Question

A 20 cm long rubber string obeys Hook's law. Initially when it is stretched to make its total length 24 cm, the lowest frequency of resonance is v₀. It is further stretched to make its total length 26 cm.

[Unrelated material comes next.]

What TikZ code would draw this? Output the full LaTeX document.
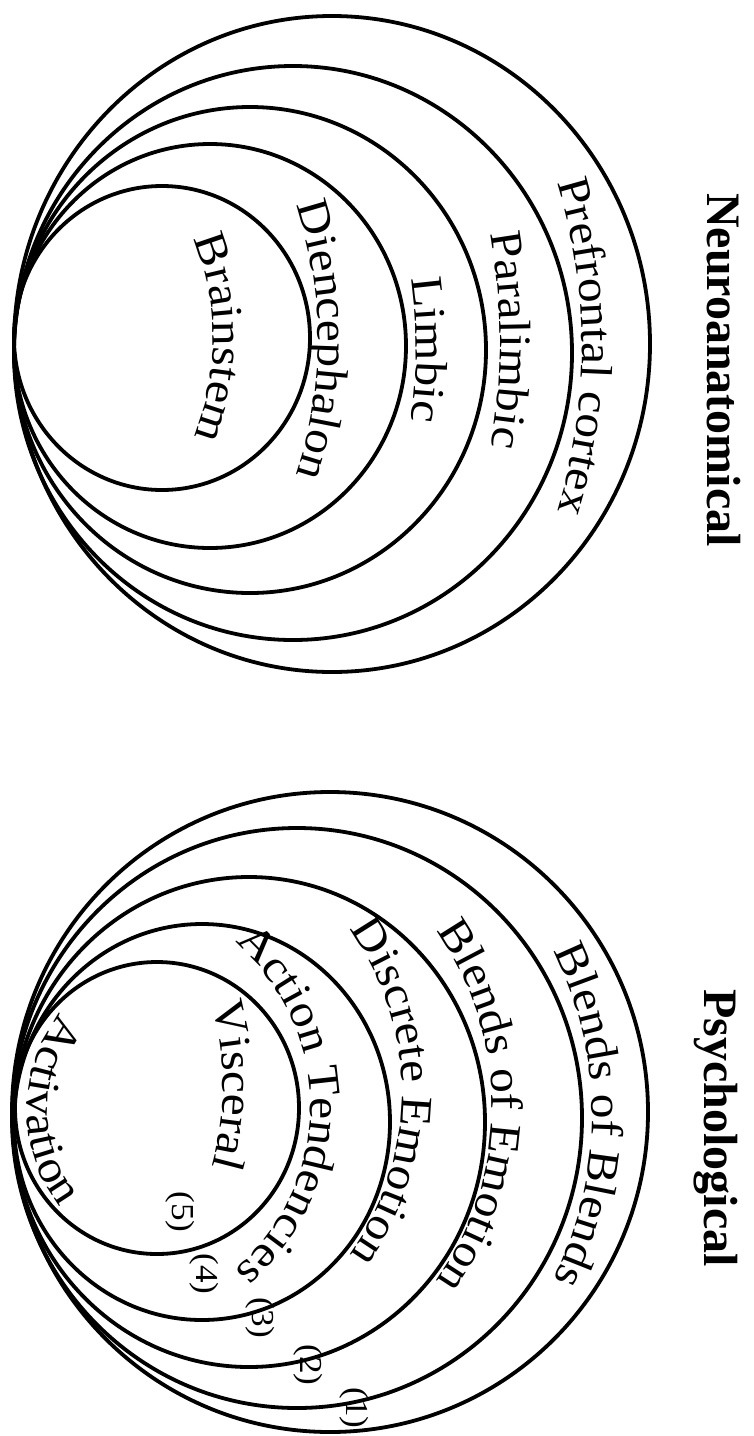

The lowest frequency of resonance will now be

• A. The same as v₀
• B. Greater than v₀
• C. Lower than v₀
• D. Not possible to decide

Answer 1

Answer: (B)

Greater than v₀

Answer 2

v₀ = $\frac{1}{2L}\sqrt{\frac{T}{\mu}}$ and v₀'=- $\frac{1}{2L'}\sqrt{\frac{T}{\mu'}}$

Initially

L = 24cm,T = kx = k (4cm);

μ = $\frac{m}{(26cm)}$ (m is mass of the string) and L'=26 cm; T'=k(6 cm); μ' = $\frac{m}{26cm}$

$\frac{V_{0}^{'}}{V_{0}} = \frac{L}{L'}\sqrt{\frac{T'}{T}.\frac{\mu}{\mu'}} = \frac{24cm}{26cm}\sqrt{\frac{k(6cm)}{k(4cm)}\frac{m(24cm)}{m(26cm)}}$

thus $\frac{v_{0}^{'}}{v_{0}}$ >1 or v₀' >v₀